Georgiadis believes that the emergence of fewer and stronger media

owners could improve the outdoor medium: ’We could see more

accountability, better research, higher quality of sites. Strong players

invest at a global level. There is more chance of them surviving - it is

a global business. The transfer of best practice from other markets has

got to be a good thing for the industry.



’And we believe that there is a safety valve. If companies try to

exploit their dominance, the market is capable of either pulling out of

that medium as a whole or switching from one format to another.’



Chris Morley, the chief executive of the poster buying specialist, IPM,

is similarly relaxed about the Decaux bid. He points out that there are

several layers of irony here.

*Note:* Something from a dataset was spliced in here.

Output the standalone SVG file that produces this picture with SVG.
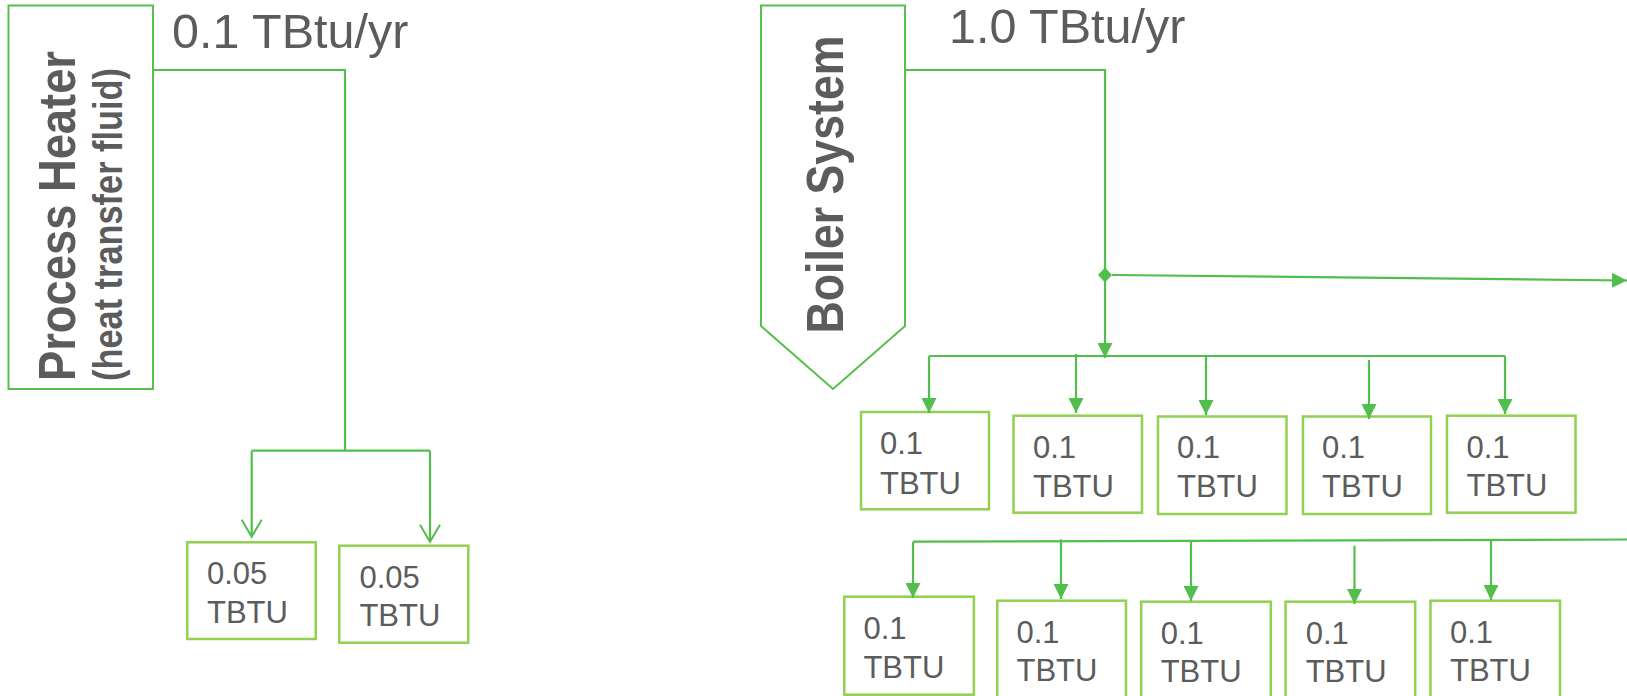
<svg xmlns="http://www.w3.org/2000/svg" width="1627" height="696" viewBox="0 0 1627 696">
<defs>
<style>
.lbl{font-family:"Liberation Sans",Arial,sans-serif;fill:#5c5c5c;}
.big{font-size:48.5px;}
.val{font-size:31px;}
.title{font-size:52px;font-weight:bold;}
.sub{font-size:40px;font-weight:bold;}
.box{fill:#fff;stroke:#92D050;stroke-width:2.5;}
.src{fill:#fff;stroke:#58BE4C;stroke-width:2;}
.con{fill:none;stroke:#52BE4B;stroke-width:2.2;}
</style>
<marker id="tri" markerUnits="userSpaceOnUse" viewBox="0 0 15 15" markerWidth="15" markerHeight="15" refX="15" refY="7.5" orient="auto"><path d="M0,0 L15,7.5 L0,15 z" fill="#52BE4B"/></marker>
<marker id="vee" markerUnits="userSpaceOnUse" viewBox="-1 -1 20 22" markerWidth="20" markerHeight="22" refX="17" refY="10" orient="auto"><path d="M0,0 L17,10 L0,20" fill="none" stroke="#52BE4B" stroke-width="2"/></marker>
</defs>
<rect width="1627" height="696" fill="#fff"/>

<g id="process-heater">
<rect class="src" x="8.5" y="5.5" width="144.5" height="383.5"/>
<text class="lbl title" transform="translate(75,381) rotate(-90)" textLength="330" lengthAdjust="spacingAndGlyphs">Process Heater</text>
<text class="lbl sub" transform="translate(121.5,381) rotate(-90)" textLength="313" lengthAdjust="spacingAndGlyphs">(heat transfer fluid)</text>
</g>
<text id="ph-label" class="lbl big" x="172" y="48">0.1 TBtu/yr</text>

<g id="boiler-system">
<polygon class="src" points="761,5.5 905,5.5 905,326 833,389 761,326"/>
<text class="lbl title" transform="translate(843.3,333.5) rotate(-90)" textLength="298" lengthAdjust="spacingAndGlyphs">Boiler System</text>
</g>
<text id="bs-label" class="lbl big" x="949" y="43">1.0 TBtu/yr</text>

<g id="ph-out-1"><rect class="box" x="187.3" y="542.3" width="128.4" height="96.7"/><text class="lbl val" x="207" y="584.3">0.05</text><text class="lbl val" x="207" y="622.7">TBTU</text></g>
<g id="ph-out-2"><rect class="box" x="339.3" y="545.7" width="129" height="97"/><text class="lbl val" x="359.4" y="587.7">0.05</text><text class="lbl val" x="359.4" y="626">TBTU</text></g>

<g id="bs-top-1"><rect class="box" x="861" y="412" width="128" height="97.3"/><text class="lbl val" x="880" y="453.5">0.1</text><text class="lbl val" x="880" y="493.5">TBTU</text></g>
<g id="bs-top-2"><rect class="box" x="1013.5" y="415.7" width="128.5" height="97"/><text class="lbl val" x="1033" y="457.5">0.1</text><text class="lbl val" x="1033" y="496.5">TBTU</text></g>
<g id="bs-top-3"><rect class="box" x="1158" y="416.5" width="128.5" height="97.5"/><text class="lbl val" x="1177" y="458">0.1</text><text class="lbl val" x="1177" y="496.5">TBTU</text></g>
<g id="bs-top-4"><rect class="box" x="1303" y="416.5" width="128" height="97.5"/><text class="lbl val" x="1322" y="458">0.1</text><text class="lbl val" x="1322" y="496.5">TBTU</text></g>
<g id="bs-top-5"><rect class="box" x="1447" y="415.7" width="128.5" height="97"/><text class="lbl val" x="1466.5" y="457.5">0.1</text><text class="lbl val" x="1466.5" y="496">TBTU</text></g>

<g id="bs-bot-1"><rect class="box" x="844.3" y="596.7" width="129.6" height="98"/><text class="lbl val" x="863.4" y="638.5">0.1</text><text class="lbl val" x="863.4" y="677.5">TBTU</text></g>
<g id="bs-bot-2"><rect class="box" x="997.3" y="600.7" width="128.7" height="100"/><text class="lbl val" x="1016.5" y="642.5">0.1</text><text class="lbl val" x="1016.5" y="680.5">TBTU</text></g>
<g id="bs-bot-3"><rect class="box" x="1141.2" y="601.7" width="129.6" height="100"/><text class="lbl val" x="1160.7" y="643.5">0.1</text><text class="lbl val" x="1160.7" y="681.5">TBTU</text></g>
<g id="bs-bot-4"><rect class="box" x="1285.6" y="601.7" width="129.6" height="100"/><text class="lbl val" x="1305.7" y="643.5">0.1</text><text class="lbl val" x="1305.7" y="681.5">TBTU</text></g>
<g id="bs-bot-5"><rect class="box" x="1430.5" y="600.7" width="129.5" height="100"/><text class="lbl val" x="1450" y="642.5">0.1</text><text class="lbl val" x="1450" y="680.5">TBTU</text></g>

<g id="connectors">
<path class="con" d="M153,70 H345 V450.7"/>
<path class="con" d="M251.7,450.7 H430"/>
<path class="con" d="M251.7,450.7 V536.7" marker-end="url(#vee)"/>
<path class="con" d="M430,450.7 V541.7" marker-end="url(#vee)"/>

<path class="con" d="M905,70 H1105 V358" marker-end="url(#tri)"/>
<polygon points="1105,267.5 1112,275 1105,282.5 1098,275" fill="#52BE4B"/>
<path class="con" d="M1112,275 L1627,280.5" marker-end="url(#tri)"/>

<path class="con" d="M929,356 H1505"/>
<path class="con" d="M929,356 V413" marker-end="url(#tri)"/>
<path class="con" d="M1076,354 V413" marker-end="url(#tri)"/>
<path class="con" d="M1206,356 V415" marker-end="url(#tri)"/>
<path class="con" d="M1369,360 V419" marker-end="url(#tri)"/>
<path class="con" d="M1505,356 V414" marker-end="url(#tri)"/>

<path class="con" d="M913,541.7 L1627,539.5"/>
<path class="con" d="M913,541.7 V598" marker-end="url(#tri)"/>
<path class="con" d="M1061,539.3 V599" marker-end="url(#tri)"/>
<path class="con" d="M1191,541.3 V601" marker-end="url(#tri)"/>
<path class="con" d="M1354.5,545.7 V604" marker-end="url(#tri)"/>
<path class="con" d="M1491,540.5 V600" marker-end="url(#tri)"/>
</g>
</svg>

He states: ’More Group developed the

bus-shelter market from nothing - and they did it by going to France and

taking their cue from what Decaux was doing there. For many years there

was a monopoly in street furniture because the whole business had been

created by More. Even now, with Decaux in the market, More is still the

only player in all but a handful of London boroughs and a few other

cities.’



Morley points out that it could be a nightmare if the MMC decides to

revisit previous takeovers. He adds: ’It is a lengthy and arduous

process - and unnecessary for a 4 per cent medium. We could have done

without all of this. But it certainly shouldn’t lead to people shying

away from from the medium. It may even benefit from all the publicity.’